И здесь мы наблюдаем всё тот же диалог на три персоны, в котором демон выражал свое присутствие (равно как и свою природу) жестом, тогда как люди изъяснялись словами. В истории об экзорцизме демон использовал человеческое тело как орудие агрессии, находясь внутри него. В приведенном мной ранее отрывке он заставлял свою жертву кусать колонну, на которой некогда находился Спаситель, и говорил двусмысленности человеческими устами. И, наконец, проявил себя жестом, однозначно демонстрирующим инфернальное присутствие в человеке, — далеко высунутым языком, который, как показал А.Е. Махов, в средневековой образности обладал широким спектром значений: от угрозы до непристойной похотливости[232].
Далее Инститорис рассуждает о природе случая священника из Богемии и допускает стереотипный ход мысли, сопоставляя его бедствия со страданиями «Блаженного Иова». Причем все рассуждения на этот счет являются адаптированным пересказом значительного фрагмента из трактата Иоганна Нидера Formicarius (F, V, 11)[233]. Это наиболее наглядно демонстрирует своеобразное «цитатное мышление» «брата Генриха из Шлеттштадта», которое определяет содержание богословской компоненты Malleus Maleficarum.
Помимо обширного нарратива о неудачном случае экзорцизма в интересующей нас главе также представлены теоретические аспекты проблемы. По большей части они вторичные, заимствованные из сочинений других «авторитетов», как мы могли убедиться ранее. Исследование текста трактата, проведенное К.С. Мэккеем, показало, что в нем присутствуют (как в виде цитат, так и в виде парафраза) заимствования из трудов Фомы Аквинского и уже упомянутого Иоганна Нидера, между которыми появляются собственные логические «связки» Генриха Инститориса.
Среди них есть только одна достаточно большая (примерно абзац, остальные — отдельные предложения, оформляющие переход от одной цитаты к другой). Эта единственная авторская ремарка представляет особый интерес, поскольку в ней дается описание спектра возможностей прямого воздействия демона на человека. Таковое может быть представлено пятью вариантами. Демоны могут повреждать только тела (in proprijs ledunt [lædunt] tantummodo corporibus), либо же тела и внутренние способности (in corporibus simul et in potentijs interioribus), либо только искушать «изнутри и вовне» (solum tentant intus et extra), лишать на время разума (vsu rationis ad tempus priuant), обращать «как бы в неразумных животных» (velut bestias irrationales reddunt)[234].

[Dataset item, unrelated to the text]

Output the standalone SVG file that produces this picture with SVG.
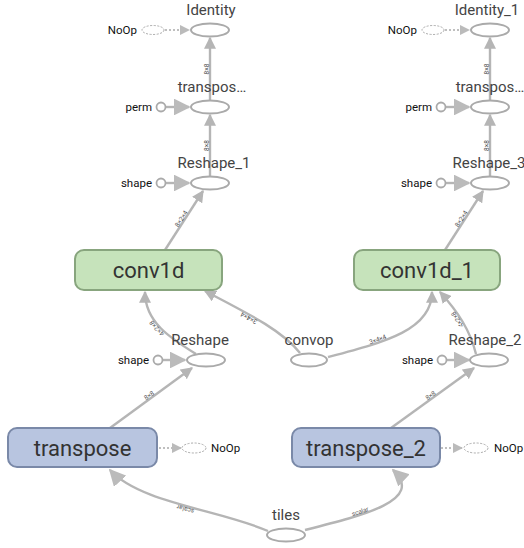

Особенно интересно это рассуждение автора Malleus Maleficarum тем, что оно демонстрирует отход от традиционной богословской идеи уподобления человека «дому» или «сосуду», предназначенному для обитания в нем высших духовных сущностей[235]. Перед нами здесь предстает принципиально иная антропологическая система, пытающаяся описать человека и демона как существ, отличающихся своей природой, взаимодействие которых подчинено определенным правилам.
«Пример» одержимого священника из Богемии показателен, поскольку, как отмечает С. Фербер, «ритуалы раннего Нового времени выделяются в истории христианского экзорцизма своей внушительной продолжительностью. Они могли длиться часами, днями и даже месяцами, на протяжении которых экзорцисты расспрашивали вселившихся демонов, но не были способны изгнать их»[236].
Вторая из глав Malleus Maleficarum, посвященных экзорцизму, — remedia per licitos exorcismos ecclessie contra quascunque infirmitates a maleficis illatas, et de modo exorcizandi maleficiatos (MM II/2,6) также носит реферативный характер. Она представляет собой каталог дозволенных способов изгнания демонов, но не содержит авторских «зарисовок с натуры», подобных приведенному выше «примеру».
Несмотря на свой компилятивный характер, вторая глава на момент публикации книги обладала высокой актуальностью благодаря упорядоченному и систематическому изложению материала. Об этом мы можем судить благодаря исследованию А. Магги, анализировавшего именно материал главы о remedia. Указывая на влияние, которое оказала разработка данной проблематики в трактате Инститориса на становление демонологии эпохи Ренессанса, итальянский историк обращает внимание на то, что «экзорцизм, описанный в Malleus (…) имеет принципиальное значение для ренессансной демонологии не столько из-за своей формальной или литературной структуры, сколько из-за правового статуса среди широкого спектра возможных средств против дьявольских атак»[237].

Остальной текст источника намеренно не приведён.